Serving the campus of the University of Alabama since 1894

The Crimson White

Serving the campus of the University of Alabama since 1894

The Crimson White

Serving the campus of the University of Alabama since 1894

The Crimson White

Local housing experts educate students on off-campus living

Students were informed of their rights and responsibilities as off-campus tenants at the Student Governnment Association-sponsored Landlord, Leases and Legalities event Monday at the Ferguson Center.

Students were able to submit questions related to the landlord-tenant law throughout the day, which were answered by four panelists, Vice President of Student Affairs Will Pylant said.

Of the four housing experts, Katie Thompson, an associate at Rosen Harwood, said students reading a lease thoroughly before signing is important.

“A lease is a contract and is therefore bound by law, making it very difficult to get out of,” Thompson said. “If you and your landlord reach an outside agreement, it needs to be in writing and signed if it’s not in the lease.”

Assistant Director of off-campus housing Julie Elmore further stressed the significance in understanding the different types of leases students may sign.

Most landlords use joint leases, where everyone who signs the lease is legally responsible for paying rent and damages, Elmore said. Very few use individual leases, where tenants sign and are responsible for the rent of their bedroom only.

“This is why it is important to discuss both you and your roommate’s budget before you sign,” Elmore said. “If someone doesn’t pay their share of the rent, everyone on the lease is legally responsible.”

Mike Kelley, director of Crimson Choice, said students’ education on the landlord-tenant law is vital to avoid future problems.

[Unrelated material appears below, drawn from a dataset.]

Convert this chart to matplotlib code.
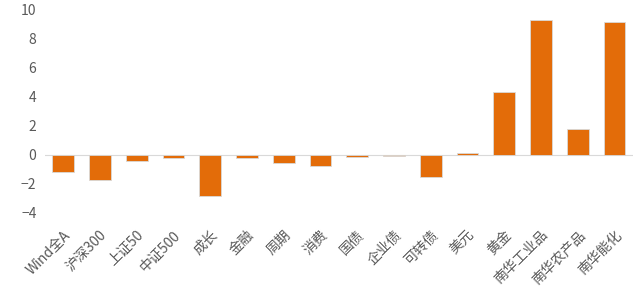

“It’s easier to get out of a marriage than a lease,” Kelley said. “The law only offers relief if certain terms of the lease are not met by the landlord or tenant.”

He explained that “slumlords,” landlords that have a bad reputation with helping tenants, do exist in Tuscaloosa and are only interested in getting students’ money. Crimson Choice is an online resource for students that inspect the functionality of 72 potential hazards, such as smoke detectors and locks, to improve the safety of these properties.

Owner of Rumsey Properties, Steven Rumsey said students wishing to live in the popular “box” area of campus enclosed by Jack Warner Parkway, 15th Street, Hackberry Lane and Queen City Avenue should prepare to sign a lease as early as mid-October.

The competition for off-campus housing happened as a result of former University President Robert Witt’s decision to increase student population by over 10,000 students, he said.

“There are only around 700 houses in the box, which means about 3,000 students can live there,” Rumsey said. “That means after on-campus dorms reach capacity, 20,000 students have to live off campus and outside of the box.”